Philippe Desbrosses : « Un million d'emplois nouveaux à la terre »
Philippe Desbrosses : « Un million d'emplois nouveaux à la terre »
SOPHIE BARTCZAK LA VIE / CRÉÉ LE 06/05/2015 / MODIFIÉ LE 06/05/2015 À 18H17
© Patrick Bard pour La Vie
Agriculteur, docteur en sciences de l'environnement, pionnier de l'agriculture biologique en Europe, Philippe Desbrosses est l'auteur de nombreux ouvrages dont le prophétique Nous redeviendrons paysans (Dangles). Rencontre.
Le bio est-il un espoir pour la planète ?
Le lien qui unit l'homme à la terre est connu depuis toujours : nous sommes faits de ce que nous mangeons. Comme notre agriculture, nous sommes devenus hors sol, inconscients du lien étroit - tel un cordon ombilical - qui nous unit à la terre. En trois décennies, nous avons perdu un tiers des terres arables de la planète et un hectare est transformé en désert toutes les secondes. Oui, l'agriculture bio est notre plus bel espoir car elle préserve les écosystèmes tout en améliorant leur productivité au lieu de la compromettre comme le fait l'agriculture intensive.
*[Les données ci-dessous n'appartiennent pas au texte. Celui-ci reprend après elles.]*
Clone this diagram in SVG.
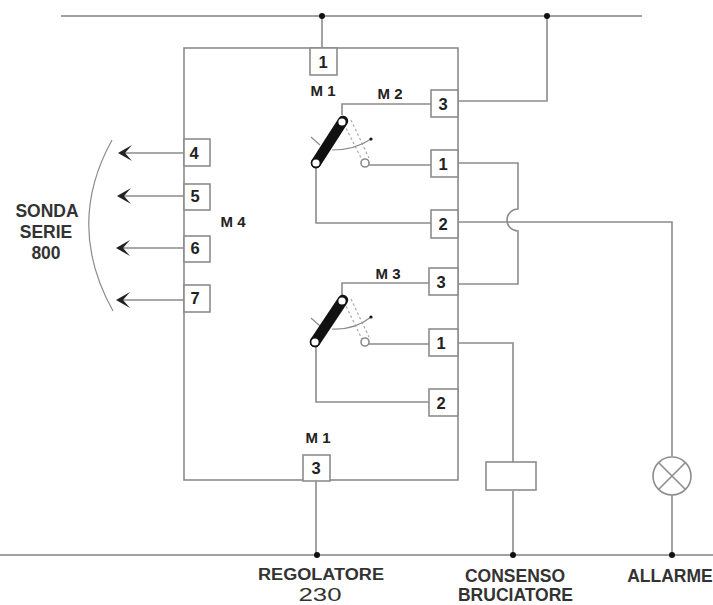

Peut-il nourrir tout le monde ?
Bien sûr ! D'après Olivier de Schutter, rapporteur spécial de l'Onu pour le droit à l'alimentation, en dix ans on doublerait la production alimentaire si on généralisait l'agroécologie (technique inspirée des lois de la nature) sur la planète avec des emplois
non délocalisables. Partout dans le monde de nombreuses avancées sont prometteuses. À Madagascar, une nouvelle technique permet de produire dix fois plus de riz avec peu d'eau et aucun engrais. En Occident des applications de la permaculture produisent naturellement jusqu'à huit récoltes par an sur une même parcelle sans affecter sa fertilité, créant un emploi bien rémunéré.
Peut-il être source de richesses économiques ?
Trente experts du monde agricole conventionnel s'étaient réunis en 2006 pour imaginer l'agriculture en 2025. Leurs prédictions ? Un modèle dominant proche de l'agriculture biologique couvrant 100 % du territoire et ramenant un million d'emplois nouveaux à la terre. Le modèle actuel d'agriculture intensive survit artificiellement grâce à 9,5 milliards de subventions et pourtant l'hémorragie continue avec 200 fermes en moins chaque semaine. A contrario, les agriculteurs bio s'en sortent mieux, leurs cultures protègent l'environnement (réduisant les coûts de pollution), créent des emplois et sont plébiscitées par les consommateurs. Enfin, manger bio, c'est aussi repenser son alimentation, ce qui permet de réduire son budget : local, de saison, moins de viande, plus de légumineuses, moins de produits préparés et moins de gaspillage.